The bureau has created a visitors guide of the area's top attractions and a dining card with deals on food and drinks. It is estimated that the Ryder Cup will generate about $80 million for the DuPage County area and $130 million for the Chicago region, Strittmatter said.

In addition, there will be more media credentials handed out at the Ryder Cup than at the Super Bowl, Strittmatter said.

“Our biggest goal was to get as many people as possible to stay in DuPage County,” he said. “This is a chance for the DuPage area to be showcased on the national and international stage. We want people to see it and think about visiting, or living here and moving their business. That's been one of our goals.”

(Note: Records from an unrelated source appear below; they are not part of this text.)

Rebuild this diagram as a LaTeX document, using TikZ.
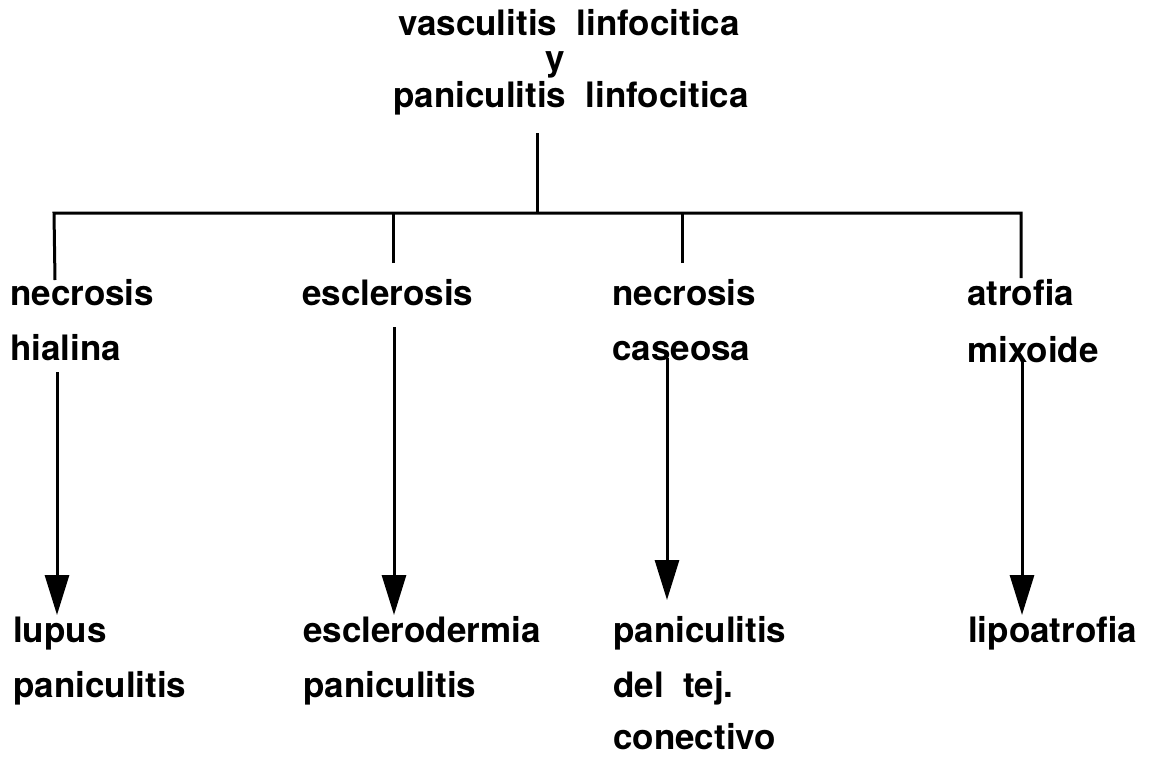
\documentclass[tikz,border=0pt]{standalone}
\usepackage{fontspec}
\setmainfont{TeX Gyre Heros}
\usetikzlibrary{arrows.meta}
\tikzset{
  lbl/.style={inner sep=0pt, anchor=base west, font=\fontsize{35}{42}\selectfont\bfseries},
  ttl/.style={inner sep=0pt, anchor=base, font=\fontsize{35}{42}\selectfont\bfseries},
  ln/.style={line width=3pt},
  arr/.style={line width=3pt, -{Triangle[length=40pt,width=24pt]}}
}
\begin{document}
\begin{tikzpicture}[x=1pt,y=-1pt]
\useasboundingbox (0,0) rectangle (1154,756);
% title
\node[ttl] (t1) at (569,35) {vasculitis\ \ linfocitica};
\node[ttl] (t2) at (555,70) {y};
\node[ttl] (t3) at (571,107) {paniculitis\ \ linfocitica};
% row 1 / 2
\node[lbl] (a1) at (10,305) {necrosis};
\node[lbl] (a2) at (10,360) {hialina};
\node[lbl] (b1) at (302,305) {esclerosis};
\node[lbl] (c1) at (612,305) {necrosis};
\node[lbl] (c2) at (612,360) {caseosa};
\node[lbl] (d1) at (967,305) {atrofia};
\node[lbl] (d2) at (967,362) {mixoide};
% results
\node[lbl] (a3) at (13,642) {lupus};
\node[lbl] (a4) at (13,697) {paniculitis};
\node[lbl] (b3) at (303,642) {esclerodermia};
\node[lbl] (b4) at (303,697) {paniculitis};
\node[lbl] (c3) at (613,642) {paniculitis};
\node[lbl] (c4) at (613,697) {del\ \ tej.};
\node[lbl] (c5) at (613,749) {conectivo};
\node[lbl] (d3) at (968,642) {lipoatrofia};
% tree coordinates
\coordinate (top) at (537,133);
\coordinate (hub) at (537,213);
\coordinate (hl) at (54,213);
\coordinate (hr) at (1021,213);
\coordinate (ea) at (55,280);
\coordinate (eb) at (393,263);
\coordinate (ec) at (682,263);
\coordinate (ed) at (1021,278);
\draw[ln] (top) -- (hub);
\draw[ln] (ea) -- (hl) -- (hr) -- (ed);
\draw[ln] (eb) -- (393,213);
\draw[ln] (ec) -- (682,213);
% arrows
\coordinate (sa) at (57,372);
\coordinate (ta) at (57,615);
\coordinate (sb) at (394,327);
\coordinate (tb) at (394,615);
\coordinate (sc) at (667,358);
\coordinate (tc) at (667,600);
\coordinate (sd) at (1022,360);
\coordinate (td) at (1022,615);
\draw[arr] (sa) -- (ta);
\draw[arr] (sb) -- (tb);
\draw[arr] (sc) -- (tc);
\draw[arr] (sd) -- (td);
\end{tikzpicture}
\end{document}
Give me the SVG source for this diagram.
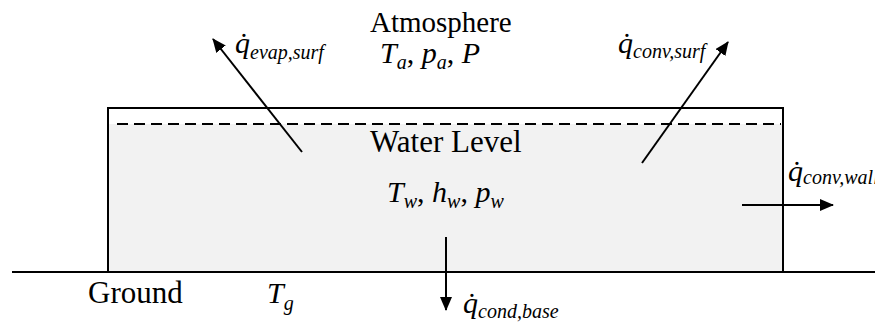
<svg xmlns="http://www.w3.org/2000/svg" width="875" height="324" viewBox="0 0 875 324" font-family="Liberation Serif, Times New Roman, serif">
<style>
.i{font-style:italic}
.ln{stroke:#000;stroke-width:2;fill:none}
.ar{stroke:#000;stroke-width:2;fill:none;marker-end:url(#ah)}
</style>
<defs>
<marker id="ah" viewBox="0 0 14 12" refX="13" refY="6" markerWidth="14" markerHeight="12" markerUnits="userSpaceOnUse" orient="auto">
<path d="M0,0 L14,6 L0,12 Z" fill="#000"/>
</marker>
</defs>
<rect width="875" height="324" fill="#fff"/>
<g id="tank">
<rect x="108" y="124" width="675" height="148" fill="#f2f2f2"/>
<path class="ln" d="M108,272 V108 H783 V272" stroke-width="1.8"/>
<line class="ln" x1="117" y1="124" x2="781" y2="124" stroke-dasharray="11,6"/>
<text x="370" y="152" font-size="31">Water Level</text>
<text class="i" x="387" y="202" font-size="30">T<tspan font-size="20" dy="6">w</tspan><tspan font-style="normal" dy="-6">, </tspan>h<tspan font-size="20" dy="6">w</tspan><tspan font-style="normal" dy="-6">, </tspan>p<tspan font-size="20" dy="6">w</tspan></text>
</g>
<g id="ground">
<line class="ln" x1="12" y1="272" x2="875" y2="272"/>
<text x="88" y="303" font-size="31">Ground</text>
<text class="i" x="267" y="303" font-size="30">T<tspan font-size="20" dy="7">g</tspan></text>
</g>
<g id="atmosphere">
<text x="370" y="32" font-size="29">Atmosphere</text>
<text class="i" x="380" y="63" font-size="30">T<tspan font-size="20" dy="6">a</tspan><tspan font-style="normal" dy="-6">, </tspan>p<tspan font-size="20" dy="6">a</tspan><tspan font-style="normal" dy="-6">, </tspan>P</text>
</g>
<g id="connectors">
<line class="ar" x1="302" y1="152" x2="213" y2="39"/>
<line class="ar" x1="642" y1="163" x2="728" y2="42"/>
<line class="ar" x1="742" y1="205" x2="833" y2="205"/>
<line class="ar" x1="446" y1="237" x2="446" y2="310"/>
</g>
<g id="labels">
<text class="i" x="235" y="53" font-size="30">q̇<tspan font-size="20" dy="6">evap,surf</tspan></text>
<text class="i" x="618" y="53" font-size="30">q̇<tspan font-size="20" dy="5">conv,surf</tspan></text>
<text class="i" x="788" y="181" font-size="30">q̇<tspan font-size="20" dy="3">conv,wall</tspan></text>
<text class="i" x="463" y="313" font-size="30">q̇<tspan font-size="20" dy="5">cond,base</tspan></text>
</g>
</svg>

About 20,000 nights have been reserved for the week of Friday, Sept. 22, through Sunday, Sept. 30. Of the more than 25 hotels featured on the PGA's website, about 95 percent of the rooms are in DuPage County, with other hotels situated near Woodfield Mall and downtown Chicago.

Jeff Brown, general manager of Hotel Arista in Naperville, said the event has been a boon for hotels in the Western suburbs. Brown said it is Chicago that has been left to pick up the scraps.

“I feel like Chicago is competing with us because DuPage County is becoming first choice as we're so close to the event,” Brown said. “We have had groups from all over the world booking in this market first and then it is bleeding over into Chicago. It's almost the exact opposite of what typically happens.”

Brown said if there is a large-scale event in the Chicago-area, downtown hotels are the first to fill up with few bookings reaching the Western suburbs due to the density of hotels around O'Hare International Airport.

“If you put the pin dot on Medinah and draw a 20-mile circumference, that's where people are starting their search even if they're not staying here,” Brown said.

That proximity is what chef Patrick McLaughlin said will help local restaurants like Parkers' Restaurant and Bar in Downers Grove compete with options in Chicago.

“I like the fact that we are closer,” McLaughlin said. “After a day out at the golf, do people want to go downtown at 10 p.m. and get back to their hotel at 2 a.m. and have to be up early for the golf? You can get the same produce, the same everything here.”

Others though, see downtown and the Western suburbs as a partnership.

“We don't like to use the word competing,” Strittmatter said. “The Chicago area works together to be the best we can be. There's things we can offer that they can't and there's certainly things they can offer that we can't. We don't look at it as a competitive things. We're just glad we're all working together to make this the best event possible.”